I have reflected on the recent kidnapping and release of two Orthodox bishops in Syria over the past day or two. I have noticed that in Western society we have been able to eliminate, or at least hide, death from our everyday lives. We place our elderly family members in nursing homes. We buy meat already packaged and not at all resembling living animals. The United States has largely been free from major domestic wars, insurgencies, civil wars, or serious violence for quite some time.
Thus, when major terrorist attacks happen that upset our fragile bubble, we freak out. We live in a collective fear of death – we’re slaves to it. Without opportunities to process or cope with death out in the open, we don’t as easily develop coping mechanisms to deal with it.

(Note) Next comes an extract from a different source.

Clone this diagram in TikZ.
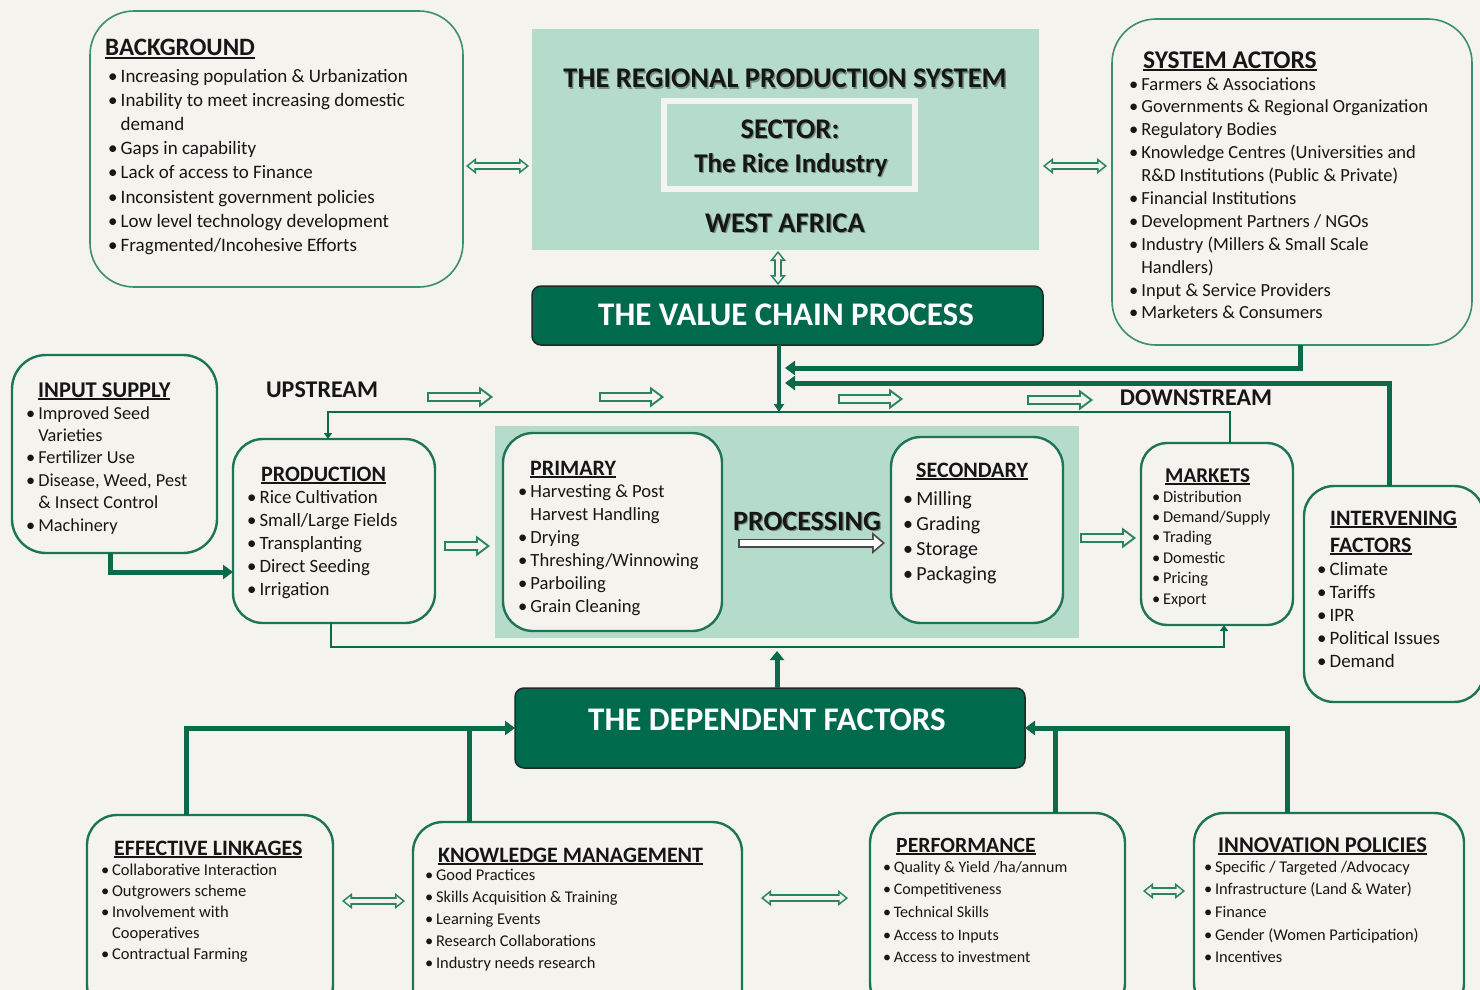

Similarly, our country has been largely free from sectarian, ethnic, and religious violence for quite some time. While I find this position quite comfortable and would prefer it to the alternative, I also think that being free from such violence does not give us as many opportunities to forgive. And I’m not talking about everyday relational forgiveness, I’m talking about the most difficult kind of forgiveness there is – forgiving those who do violence to, or even kill, ourselves or our loved ones. This is the kind that Christ demonstrated on the cross. Violence and murder still happen in this country, of course, but they seem to be relatively isolated incidents, not the kind of systematic violence and brutality that exists in places with ancient conflicts between groups.
I wonder if people who live in countries with long-standing, bitter, violent generational conflict might be in the best position to forgive than anyone else on the planet.
I can only imagine what it would be like if a Mormon General Authority were kidnapped and threatened with death. How well could Mormons forgive the perpetrators? Have we forgiven those who murdered the Prophet Joseph and his brother Hyrum?